Gedney was particularly drawn to human gatherings. He photographed people not only on Brooklyn's streets, but also at parties, car and flower shows, motorcycle rallies, body building exhibitions (where he also photographed Diane Arbus), and in bars and at Coney Island boardwalk and beaches. Early series include African American parades and gospel revivals. He continued to focus on crowds everywhere he traveled, particularly in large cities such as San Francisco (where he photographed Golden Gate gatherings in 1966-1967), Los Angeles, Chicago, London, and Paris, often turning his camera to young people and their street culture.

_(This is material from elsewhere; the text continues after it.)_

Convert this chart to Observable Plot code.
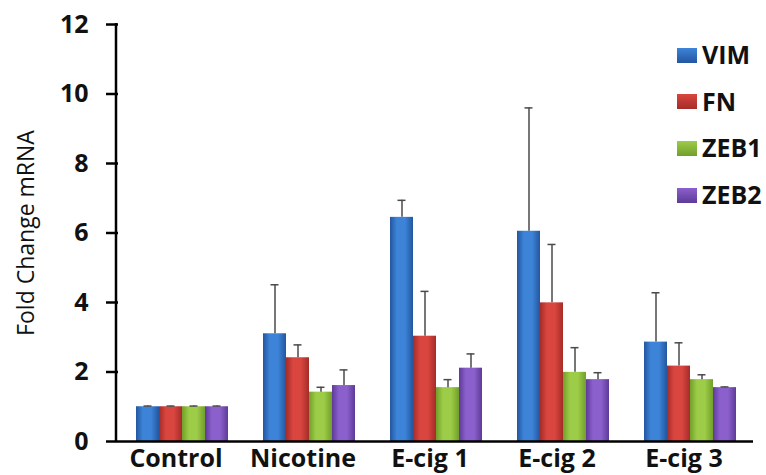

In the 1960s he also documented organized labor rallies and migrant programs in Southern California (Cesar Chavez appears in several images), and in the 1970s, important marches and rallies for gay rights in California and New York.

The photographic series also house a handful of large copy prints and contact sheets of Gedney images printed by photographers Margaret Sartor, Julie Stovall and others affiliated with the Duke University Center for Documentary Studies. Finally, there is also a cluster of late 1980s contact sheets and prints processed by Gedney's former student and close friend Peter Bellamy from rolls of film found among Gedney's belongings at his death.

Acquired as part of the Archive of Documentary Arts at Duke University.

Preferred source for image titles: titles as written by Gedney on the backs of photographic prints. Second preferred source: titles on index cards prepared by Gedney for individual best-quality prints. Third source: captions written by Gedney on contact sheets, describing photo sequences. When no title was found, library staff have used "No title known."

Folder- and group-level titles for work prints, negatives, and papers were devised by library staff in the 1990s and 2010s, and are noted as such when known. Many if not most of these were derived from Gedney's original folder labels and notes; in the absence of an original description, titles have been devised by library staff.